Usually, when an idea pops up in your mind, there is an agent with a strong position and one with a weak one for evaluating if the idea is good or bad. For example, if you come home after work and you want to go for a workout. The idea is probably a good one but there are two options: the easy one would be to jump onto the idea and change into your workout clothes. The difficult one: sitting down on the couch and contemplating over the idea - how good it would be to go do a workout compared to just relaxing and watching TV. That's when the two agents start arguing. In this case, usually the one bringing forth arguments for staying on the couch is the stronger one - at least from my experience. The verdict: standing up from the couch? Bad idea.

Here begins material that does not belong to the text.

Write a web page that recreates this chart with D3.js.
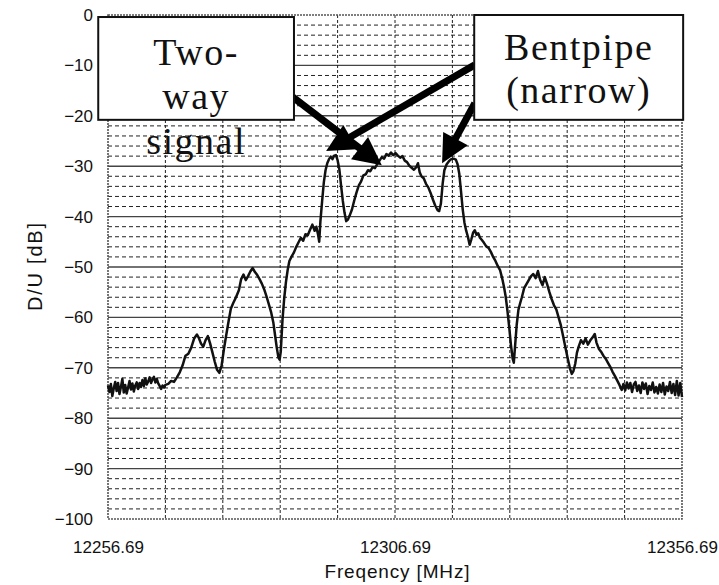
<!DOCTYPE html>
<html>
<head>
<meta charset="utf-8">
<script src="https://cdn.jsdelivr.net/npm/d3@7"></script>
<style>
  html, body { margin: 0; padding: 0; background: #fff; }
  svg { display: block; }
</style>
</head>
<body>
<div id="container"></div>
<script>
const WIDTH = 719;
const HEIGHT = 585;
const MARGIN = {top: 15, right: 37, bottom: 66, left: 108};
const INNER_WIDTH = WIDTH - MARGIN.left - MARGIN.right;
const INNER_HEIGHT = HEIGHT - MARGIN.top - MARGIN.bottom;

// frequency offset from 12256.69 MHz
var FREQ = [0, 0.25, 0.5, 0.75, 1, 1.25, 1.5, 1.75, 2, 2.25, 2.5, 2.75, 3, 3.25, 3.5, 3.75,
    4, 4.25, 4.5, 4.75, 5, 5.25, 5.5, 5.75, 6, 6.25, 6.5, 6.75, 7, 7.25, 7.5, 7.75,
    8, 8.25, 8.5, 8.75, 9, 9.25, 9.5, 9.75, 10, 10.5, 11, 11.5, 12, 12.5, 13, 13.5,
    14, 14.5, 15, 15.5, 15.8, 16.2, 16.6, 17, 17.4, 17.8, 18.2, 18.6, 19, 19.4, 19.8,
    20.2, 20.6, 21, 21.4, 21.8, 22.3, 22.8, 23.2, 23.6, 24, 24.4, 24.8, 25.2, 25.6,
    26, 26.4, 26.8, 27.2, 27.6, 28, 28.4, 28.8, 29.1, 29.4, 29.7, 29.9, 30.1, 30.4,
    30.7, 31, 31.3, 31.6, 32, 32.4, 32.8, 33.2, 33.6, 34, 34.4, 34.8, 35.2, 35.6, 36,
    36.3, 36.6, 36.8, 37, 37.3, 37.6, 37.9, 38.2, 38.5, 38.8, 39.1, 39.4, 39.7, 40,
    40.3, 40.6, 40.9, 41.2, 41.5, 41.8, 42.1, 42.5, 42.9, 43.3, 43.7, 44.1, 44.5,
    44.9, 45.3, 45.7, 46.1, 46.5, 46.9, 47.3, 47.7, 48.1, 48.5, 48.9, 49.3, 49.7,
    50.1, 50.5, 50.9, 51.3, 51.7, 52.1, 52.5, 52.9, 53.3, 53.7, 54, 54.3, 54.6, 55,
    55.4, 55.8, 56.2, 56.6, 57, 57.4, 57.7, 58, 58.3, 58.6, 59, 59.4, 59.8, 60.2,
    60.6, 60.9, 61.2, 61.5, 61.8, 62.1, 62.4, 62.7, 63, 63.3, 63.6, 63.9, 64.2, 64.5,
    64.8, 65.1, 65.5, 65.9, 66.3, 66.7, 67.1, 67.5, 67.9, 68.3, 68.7, 69, 69.3, 69.6,
    69.9, 70.2, 70.5, 70.7, 70.9, 71.2, 71.5, 71.8, 72.1, 72.5, 72.9, 73.3, 73.7,
    74.1, 74.5, 74.9, 75.3, 75.7, 76.1, 76.5, 76.9, 77.3, 77.7, 78.1, 78.5, 78.9,
    79.3, 79.7, 80.1, 80.5, 80.8, 81.1, 81.4, 81.7, 82, 82.4, 82.8, 83.2, 83.6, 84,
    84.4, 84.8, 85.1, 85.5, 85.9, 86.3, 86.7, 87.1, 87.5, 87.9, 88.3, 88.7, 89.1,
    89.5, 89.8, 90.1, 90.4, 90.7, 91, 91.3, 91.6, 91.9, 92.2, 92.5, 92.8, 93.1, 93.4,
    93.7, 94, 94.3, 94.6, 94.9, 95.2, 95.5, 95.8, 96.1, 96.4, 96.7, 97, 97.3, 97.6,
    97.9, 98.2, 98.5, 98.8, 99.1, 99.4, 99.7, 100];

var DU = [-73.5, -74.8, -73.2, -75.6, -74.1, -72.8, -74.6, -73.0, -75.2, -73.8, -72.2, -74.9,
    -73.4, -75.1, -73.9, -72.6, -74.3, -73.1, -74.7, -73.5, -72.9, -74.2, -73.0, -73.8,
    -72.4, -73.6, -72.1, -73.3, -72.7, -71.9, -73.0, -72.3, -71.8, -72.9, -72.2, -73.1,
    -73.6, -74.2, -73.5, -73.9, -73.4, -73.2, -72.6, -72.8, -71.9, -70.9, -69.5, -67.6,
    -67.2, -66.0, -64.2, -63.4, -64.0, -65.2, -65.8, -64.5, -63.7, -65.2, -67.0, -68.8,
    -70.4, -71.0, -69.5, -66.3, -63.5, -60.8, -58.3, -57.2, -56.0, -54.6, -52.4, -51.5,
    -52.6, -51.8, -50.9, -50.2, -51.0, -51.6, -52.4, -53.3, -54.4, -55.8, -57.3, -58.9,
    -61.0, -63.5, -66.0, -68.0, -68.4, -66.8, -60.5, -56.2, -53.0, -50.6, -48.8, -47.9,
    -47.1, -46.0, -45.1, -44.2, -44.8, -43.5, -43.7, -42.6, -41.6, -42.8, -42.0, -43.6,
    -45.0, -41.0, -37.0, -33.2, -30.8, -29.4, -28.6, -28.1, -28.6, -27.9, -27.8, -28.8,
    -30.6, -33.8, -36.8, -39.2, -40.9, -40.6, -39.8, -38.6, -36.8, -35.2, -33.8, -33.0,
    -31.8, -31.6, -30.8, -31.0, -30.2, -30.4, -29.6, -28.9, -28.2, -28.5, -27.6, -27.9,
    -27.3, -27.8, -27.4, -27.9, -28.3, -28.0, -28.9, -29.2, -29.9, -30.3, -30.7, -30.2,
    -29.4, -31.2, -32.0, -32.4, -33.5, -34.2, -35.3, -36.6, -37.8, -38.7, -38.9, -37.4,
    -33.5, -30.8, -29.6, -29.0, -28.6, -28.5, -28.7, -29.6, -31.5, -35.0, -38.6, -41.2,
    -42.8, -44.0, -45.6, -44.5, -43.2, -42.7, -43.6, -43.3, -44.2, -44.6, -45.2, -45.9,
    -46.2, -47.0, -48.0, -48.8, -49.8, -50.6, -52.4, -54.0, -56.0, -58.8, -62.0, -65.5,
    -68.2, -69.0, -66.0, -61.5, -58.5, -57.2, -56.0, -54.2, -53.4, -52.6, -51.8, -51.4,
    -52.2, -50.8, -52.6, -53.6, -52.0, -53.4, -55.0, -56.4, -57.6, -58.4, -60.0, -61.6,
    -63.8, -66.0, -68.2, -70.2, -71.2, -70.6, -69.2, -67.0, -65.8, -64.5, -65.2, -64.2,
    -65.4, -64.6, -64.0, -63.3, -65.0, -66.2, -66.8, -67.6, -68.2, -69.0, -69.8, -70.8,
    -71.6, -72.5, -73.4, -74.4, -73.2, -74.5, -72.9, -74.1, -73.0, -74.8, -73.3, -72.8,
    -74.6, -73.5, -75.0, -72.9, -74.2, -73.1, -75.2, -73.6, -74.4, -72.9, -74.9, -73.8,
    -75.1, -73.3, -74.8, -73.0, -75.3, -73.7, -74.6, -72.8, -75.0, -73.2, -75.4, -72.6,
    -75.5, -73.0, -75.8];

var Y_TICKS = [0, -10, -20, -30, -40, -50, -60, -70, -80, -90, -100];
var Y_LABELS = ["0", "\u221210", "\u221220", "\u221230", "\u221240", "\u221250",
    "\u221260", "\u221270", "\u221280", "\u221290", "\u2212100"];
var X_TICKS = [0, 50, 100];
var X_LABELS = ["12256.69", "12306.69", "12356.69"];

// annotation boxes and arrows, in data units (MHz offset, dB)
var BOXES = [
    {x0: -1.7, x1: 32.4, y0: -0.4, y1: -20.8, lines: ["Two-", "way", "signal"], base: [-9.9, -18.7, -27.6]},
    {x0: 63.8, x1: 100.2, y0: 0, y1: -20.8, lines: ["Bentpipe", "(narrow)"], base: [-8.9, -17.5]}
];
var ARROWS = [
    {from: [32.2, -16.3], to: [47.7, -29.8]},
    {from: [63.9, -9.9], to: [38.0, -27.0]},
    {from: [63.9, -17.5], to: [58.2, -29.4]}
];

var x = d3.scaleLinear().domain([0, 100]).range([0, INNER_WIDTH]);
var y = d3.scaleLinear().domain([-100, 0]).range([INNER_HEIGHT, 0]);

var svg = d3.select("#container").append("svg")
    .attr("width", WIDTH)
    .attr("height", HEIGHT)
    .style("background", "#fff");

var g = svg.append("g").attr("transform", "translate(" + MARGIN.left + "," + MARGIN.top + ")");

// horizontal grid: solid every 10 dB, dashed every 2 dB
g.append("g").selectAll("line")
    .data(d3.range(-98, 0, 2))
    .join("line")
    .attr("x1", 0).attr("x2", INNER_WIDTH)
    .attr("y1", d => y(d)).attr("y2", d => y(d))
    .attr("stroke", d => d % 10 === 0 ? "#444" : "#222")
    .attr("stroke-width", d => d % 10 === 0 ? 1.4 : 1)
    .attr("stroke-dasharray", d => d % 10 === 0 ? null : "4,3");

// vertical grid
g.append("g").selectAll("line")
    .data(d3.range(10, 100, 10))
    .join("line")
    .attr("x1", d => x(d)).attr("x2", d => x(d))
    .attr("y1", 0).attr("y2", INNER_HEIGHT)
    .attr("stroke", "#222")
    .attr("stroke-width", 1)
    .attr("stroke-dasharray", "3,2");

// frame
g.append("rect")
    .attr("width", INNER_WIDTH).attr("height", INNER_HEIGHT)
    .attr("fill", "none")
    .attr("stroke", "#555")
    .attr("stroke-width", 1.6)
    .attr("stroke-dasharray", "2,1");

// spectrum trace
var line = d3.line()
    .x((d, i) => x(FREQ[i]))
    .y(d => y(d));

g.append("path")
    .datum(DU)
    .attr("d", line)
    .attr("fill", "none")
    .attr("stroke", "#111")
    .attr("stroke-width", 2.5)
    .attr("stroke-linejoin", "round");

// axes (labels only)
var yAxis = d3.axisLeft(y).tickValues(Y_TICKS).tickSize(0).tickPadding(15)
    .tickFormat((d, i) => Y_LABELS[i]);
var xAxis = d3.axisBottom(x).tickValues(X_TICKS).tickSize(0).tickPadding(22)
    .tickFormat((d, i) => X_LABELS[i]);

g.append("g").call(yAxis)
    .call(a => a.select(".domain").remove())
    .selectAll("text")
    .attr("font-family", "'Liberation Sans', Arial, sans-serif")
    .attr("font-size", 17)
    .attr("fill", "#111");

g.append("g").attr("transform", "translate(0," + INNER_HEIGHT + ")").call(xAxis)
    .call(a => a.select(".domain").remove())
    .selectAll("text")
    .attr("font-family", "'Liberation Sans', Arial, sans-serif")
    .attr("font-size", 17)
    .attr("fill", "#111");

svg.append("text")
    .attr("x", 397).attr("y", 578)
    .attr("text-anchor", "middle")
    .attr("font-family", "'Liberation Sans', Arial, sans-serif")
    .attr("font-size", 19)
    .attr("textLength", 145)
    .attr("fill", "#111")
    .text("Freqency [MHz]");

svg.append("text")
    .attr("transform", "translate(42,267) rotate(-90)")
    .attr("text-anchor", "middle")
    .attr("font-family", "'Liberation Sans', Arial, sans-serif")
    .attr("font-size", 20)
    .attr("textLength", 88)
    .attr("fill", "#111")
    .text("D/U [dB]");

// arrows
var HEAD_LEN = 28, HEAD_HALF = 14;
ARROWS.forEach(function (a) {
    var x1 = x(a.from[0]), y1 = y(a.from[1]);
    var x2 = x(a.to[0]), y2 = y(a.to[1]);
    var ang = Math.atan2(y2 - y1, x2 - x1);
    var bx = x2 - HEAD_LEN * Math.cos(ang), by = y2 - HEAD_LEN * Math.sin(ang);
    g.append("line")
        .attr("x1", x1).attr("y1", y1)
        .attr("x2", bx + 2 * Math.cos(ang)).attr("y2", by + 2 * Math.sin(ang))
        .attr("stroke", "#000")
        .attr("stroke-width", 7);
    var nx = -Math.sin(ang), ny = Math.cos(ang);
    g.append("polygon")
        .attr("points", [[x2, y2], [bx + nx * HEAD_HALF, by + ny * HEAD_HALF],
            [bx - nx * HEAD_HALF, by - ny * HEAD_HALF]].map(p => p.join(",")).join(" "))
        .attr("fill", "#000");
});

// annotation boxes
BOXES.forEach(function (b) {
    g.append("rect")
        .attr("x", x(b.x0)).attr("y", y(b.y0))
        .attr("width", x(b.x1) - x(b.x0))
        .attr("height", y(b.y1) - y(b.y0))
        .attr("fill", "#fff")
        .attr("stroke", "#111")
        .attr("stroke-width", 2);
    b.lines.forEach(function (t, i) {
        g.append("text")
            .attr("x", (x(b.x0) + x(b.x1)) / 2)
            .attr("y", y(b.base[i]))
            .attr("text-anchor", "middle")
            .attr("font-family", "'Liberation Serif', 'Times New Roman', serif")
            .attr("font-size", 38)
            .attr("letter-spacing", 1.5)
            .attr("fill", "#111")
            .text(t);
    });
});
</script>
</body>
</html>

However, proper "thinking" about ideas should be different. You should have two equally strong agents with an equally strong line of arguments. And you should listen to both of them with equal attention. That's the hard part. If you are not willing to put up a fight inside your brain for what the best option is, you will not "think" properly. You will fight unequal fights and possibly not make the best decisions. But thinking this way is mentally and sometimes physically demanding. It can even be painful. Therefore, one usually struggles with having these arguments.
But if we keep giving in to bad ideas the consequences might be severe. Not as severe as the initial quote might suggest, but think about this for a moment: whenever you give in to the easy option, the one that's not been though through well, the one that might even be a mismatch to what your ideals and values are, you let a small part of these ideals and values die. The bad choice takes its place and shapes you into someone you might not want to be. That doesn't sound like something we want to let happen, does it?
Letting bad ideas die...
As a consequence, most of us need a partner to talk to. A partner, that helps us keep the good ideas and let the bad ones die. One that listens and helps us to evaluate the options we have and the struggles we encounter while thinking. One that tells us: "Well, you could do that, but it's actually really stupid." And even though this might sound simple, there's a process to it that comes with a few requirements.
Let me give you an example: in my case, I usually formulate sentences and positions in my mind and communicate them to my wife, having her assess the different positions. While formulating them I try to be impartial and speak out the ideas as they pop up in my mind. The important part is not to manipulate the thoughts before communicating them. Also not a very easy thing to do, but very, very important.
My wife then takes up the representative role of the "general public", since the general public is usually right. Not always, of course, but for most issues that occur and most ideas that are formulated, the general public has a good sense of what's good and what's stupid. My wife usually recognizes quite fast if the idea I have is my own of if I'm just possessed by something that's been put into my mind. Let's remember what's been written on this blog before: a person usually doesn't own the idea, the idea owns the person.
There is a very important prerequisite to this process: the ability to listen. The person you pick for sharing your ideas and "thinking out loud" to has to be able to listen before judging. However, bot is important. First: listening. Then: judging. It doesn't help that - if you have an idea - all the other person does is waiting for you to finish and then tell you about their idea. Or if you feel bad about something they wait 'til you finished ant then tell you that they feel even worse because of something totally unrelated. Good communication partners listen to your thoughts and ideas, they help you celebrate the good ones and support you in working through the bad ones. Otherwise, nothing is gained!
I am, quite frankly, extremely lucky to have a partner that listens well. It's worth finding someone who does that. And in my opinion, this is probably the most difficult part about thinking quietly: listening to yourself, giving each agent a fair shot at what they have to say and weighing in on each opinion properly and thoughtfully. I'm terrible at that. I need to think "loudly". I need someone to listen.
Realizing which way works best for you can be crucial for dealing with the complexity and the amount of thoughts and ideas that crowd our minds. While one important thing is to understand what type of "thinkers" we are, the other, maybe even more important part is to reflect on and be thoughtful about if we are able to listen well.